Water Heater Installation Pricing
Installation pricing should account for unit cost, labor, disposal of the old unit, and any permit fees. Here's a realistic breakdown by water heater type:
Tank Water Heaters (Electric or Gas)
- 40-gallon unit: $900–$1,400 installed
- 50-gallon unit: $1,000–$1,600 installed
- Gas line work or venting upgrades: add $150–$400
Tankless Water Heaters
- Electric tankless: $800–$1,500 installed
- Gas tankless: $1,500–$3,500 installed (higher due to venting, gas line sizing, and condensate drain requirements)
Heat Pump Water Heaters
- $1,800–$3,500 installed, depending on electrical panel capacity and space requirements
Always line-item your quotes. Customers who see a single lump number are more likely to feel overcharged than those who can see exactly where the money goes.
Common Repair Jobs and Flat-Rate Pricing
Flat-rate pricing on repairs keeps your billing predictable and your technicians efficient. Here are realistic flat rates to build into your sheet:
- Thermostat replacement (electric): $150–$250
- Heating element replacement: $200–$350 (one element), $300–$450 (both)
- Anode rod replacement: $150–$250
- Pressure relief valve replacement: $200–$300
- Pilot assembly or igniter replacement (gas): $200–$375
- Sediment flush and maintenance service: $100–$175
- Expansion tank installation: $175–$350
If a repair exceeds 50–60% of the cost of a new unit, build a recommendation into your process to flag replacement instead. This protects the customer and often leads to a larger job for you.
Factors That Should Adjust Your Rates
Not every job is a straight swap. Train your team to identify conditions that justify price adjustments:
- Permit requirements: Add permit cost plus a $75–$150 processing fee for your time
- Difficult access: Crawlspace, attic, or confined closet installs add $100–$300
- Code upgrades required: Seismic strapping, updated venting, or electrical panel upgrades should always be quoted separately
- Disposal fees: Charge $50–$100 per unit for old unit haul-away
These aren't upsells — they're legitimate cost drivers you're entitled to recover.

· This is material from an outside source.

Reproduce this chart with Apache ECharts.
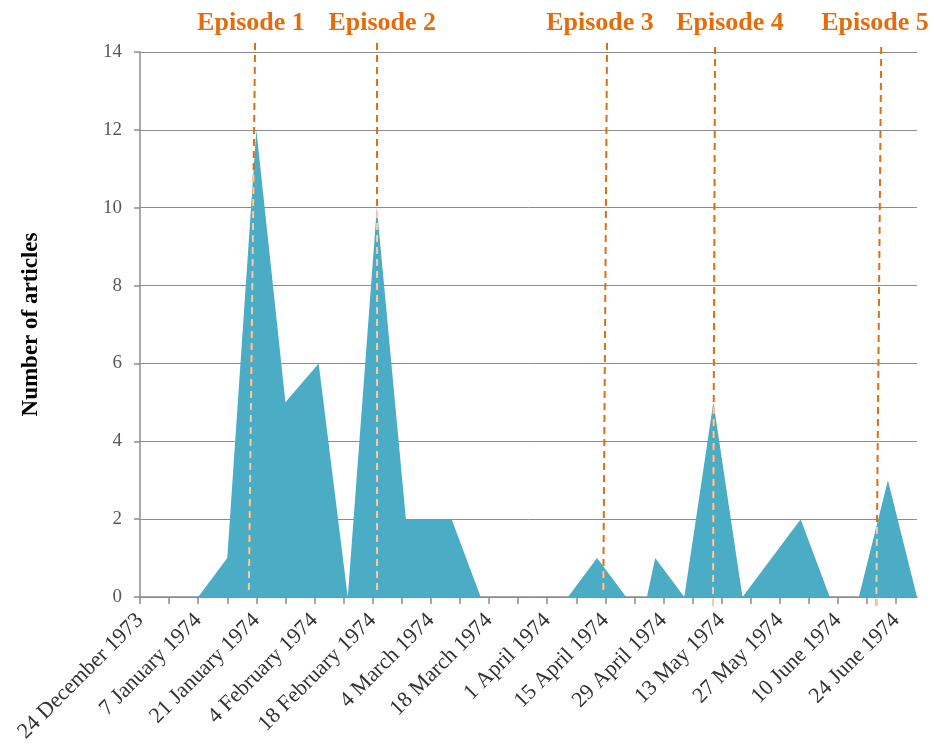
<!DOCTYPE html>
<html>
<head>
<meta charset="utf-8">
<script src="https://cdn.jsdelivr.net/npm/echarts@6/dist/echarts.min.js"></script>
<style>
  html, body { margin: 0; padding: 0; background: #fff; }
  #chart { width: 934px; height: 749px; }
</style>
</head>
<body>
<div id="chart"></div>
<script>
// weekly article counts, x axis counts days from the first date
var startDate = '1973-12-24';
var endDay = 187;

var articleDates = [
  '1973-12-24', '1973-12-31', '1974-01-07', '1974-01-14', '1974-01-21', '1974-01-28',
  '1974-02-05', '1974-02-12', '1974-02-19', '1974-02-26', '1974-03-09', '1974-03-16',
  '1974-03-23', '1974-03-30', '1974-04-06', '1974-04-13', '1974-04-20', '1974-04-25',
  '1974-04-27', '1974-05-04', '1974-05-11', '1974-05-18', '1974-06-01', '1974-06-08',
  '1974-06-15', '1974-06-22', '1974-06-29'
];
var articleCounts = [
  0, 0, 0, 1, 12, 5,
  6, 0, 10, 2, 2, 0,
  0, 0, 0, 1, 0, 0,
  1, 0, 5, 0, 2, 0,
  0, 3, 0
];

var tickLabels = [
  '24 December 1973', '7 January 1974', '21 January 1974', '4 February 1974',
  '18 February 1974', '4 March 1974', '18 March 1974', '1 April 1974',
  '15 April 1974', '29 April 1974', '13 May 1974', '27 May 1974',
  '10 June 1974', '24 June 1974'
];
var yTicks = [0, 2, 4, 6, 8, 10, 12, 14];

// episode markers (day offsets / values)
var episodeNames = ['Episode 1', 'Episode 2', 'Episode 3', 'Episode 4', 'Episode 5'];
var episodeTopDay = [27.7, 57.05, 112.4, 138.4, 178.4];
var episodeBottomDay = [26.2, 57.05, 111.5, 137.9, 177.2];
var episodeBottomValue = [0.18, 0.18, 0.18, -0.23, -0.23];
var episodeTopValue = 14.26;
var episodeLabelDay = [26.7, 58.3, 110.7, 142.0, 176.9];
var episodeLabelValue = 14.75;

function dayOf(s) {
  var p = s.split('-'), q = startDate.split('-');
  return Math.round((Date.UTC(+p[0], p[1] - 1, +p[2]) - Date.UTC(+q[0], q[1] - 1, +q[2])) / 86400000);
}

var areaData = articleDates.map(function (d, i) { return [dayOf(d), articleCounts[i]]; });

function areaAt(day) {
  for (var i = 1; i < areaData.length; i++) {
    var a = areaData[i - 1], b = areaData[i];
    if (day >= a[0] && day <= b[0]) {
      return a[1] + (b[1] - a[1]) * (day - a[0]) / (b[0] - a[0]);
    }
  }
  return 0;
}

var ORANGE = '#E46C0A';
var PEACH = '#F8CBA2';
var series = [{
  name: 'Articles',
  type: 'line',
  data: areaData,
  symbol: 'none',
  lineStyle: { width: 0 },
  areaStyle: { color: '#4BACC6', opacity: 1 },
  z: 2
}];

episodeNames.forEach(function (name, i) {
  var b = [episodeBottomDay[i], episodeBottomValue[i]];
  var t = [episodeTopDay[i], episodeTopValue];
  series.push({
    name: name,
    type: 'line',
    data: [b, t],
    symbol: 'none',
    clip: false,
    silent: true,
    lineStyle: { color: ORANGE, width: 2, type: [7, 5] },
    z: 3
  });
  // part of the marker that lies inside the filled area is drawn lighter
  var exit = 0;
  for (var k = 0; k <= 400; k++) {
    var f = k / 400;
    var x = b[0] + (t[0] - b[0]) * f, y = b[1] + (t[1] - b[1]) * f;
    if (y > areaAt(x)) break;
    exit = f;
  }
  if (exit > 0) {
    series.push({
      name: name + ' inner',
      type: 'line',
      data: [b, [b[0] + (t[0] - b[0]) * exit, b[1] + (t[1] - b[1]) * exit]],
      symbol: 'none',
      clip: false,
      silent: true,
      lineStyle: { color: PEACH, width: 2, type: [7, 5] },
      z: 4
    });
  }
});

series.push({
  name: 'labels',
  type: 'scatter',
  clip: false,
  symbolSize: 0,
  silent: true,
  itemStyle: { opacity: 1 },
  data: episodeNames.map(function (n, i) {
    return { name: n, value: [episodeLabelDay[i], episodeLabelValue] };
  }),
  label: {
    show: true,
    position: 'inside',
    formatter: '{b}',
    color: ORANGE,
    opacity: 1,
    fontFamily: 'Liberation Serif',
    fontWeight: 'bold',
    fontSize: 26
  },
  z: 5
});

var myChart = echarts.init(document.getElementById('chart'));
myChart.setOption({
  animation: false,
  backgroundColor: '#fff',
  grid: { left: 140, right: 17, top: 52, bottom: 152 },
  xAxis: {
    type: 'value',
    min: 0,
    max: endDay,
    axisLine: { show: true, onZero: false, lineStyle: { color: '#8c8c8c', width: 1.5 } },
    axisTick: {
      show: true,
      length: 7,
      customValues: tickLabels.map(function (l, i) { return i * 14; })
        .concat(tickLabels.map(function (l, i) { return i * 14 + 7; })),
      lineStyle: { color: '#8c8c8c', width: 1.5 }
    },
    axisLabel: {
      customValues: tickLabels.map(function (l, i) { return i * 14; }),
      formatter: function (v) { return tickLabels[Math.round(v / 14)] || ''; },
      rotate: 45,
      margin: 20,
      color: '#333',
      fontFamily: 'Liberation Serif',
      fontSize: 22
    },
    splitLine: { show: false }
  },
  yAxis: {
    type: 'value',
    min: 0,
    max: 14,
    interval: 2,
    name: 'Number of articles',
    nameLocation: 'middle',
    nameGap: 97,
    nameRotate: 90,
    nameTextStyle: {
      color: '#000',
      fontFamily: 'Liberation Serif',
      fontWeight: 'bold',
      fontSize: 23
    },
    axisLine: { show: true, lineStyle: { color: '#8c8c8c', width: 1.5 } },
    axisTick: { show: true, length: 6, lineStyle: { color: '#8c8c8c', width: 1.5 } },
    axisLabel: {
      margin: 18,
      color: '#595959',
      fontFamily: 'Liberation Serif',
      fontSize: 19,
      formatter: function (v) { return yTicks.indexOf(v) >= 0 ? String(v) : ''; }
    },
    splitLine: { show: true, lineStyle: { color: '#8c8c8c', width: 1 } }
  },
  series: series
});
</script>
</body>
</html>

Getting Your Rate Sheet in Front of More Customers
Having a polished rate sheet only works if customers can find you in the first place. Listing your business on a marketplace like Mercoly puts your services, pricing, and availability directly in front of homeowners and property managers actively searching for water heater work — so you're not just waiting on referrals or chasing leads from generic lead gen platforms.
How to Present Your Pricing Without Losing Customers
The goal isn't to post a PDF and hope for the best. Build your pricing into your website, your Google Business profile, and your intake process. When a customer calls, your team should be able to quote within a range immediately — not "we'll send someone out to take a look first."
Customers who receive a confident, itemized estimate convert at significantly higher rates than those who wait two days for a quote. Speed and clarity are part of what you're selling.
Build your rate sheet now, get it in front of the right customers, and stop competing on price with operators who don't know their own numbers.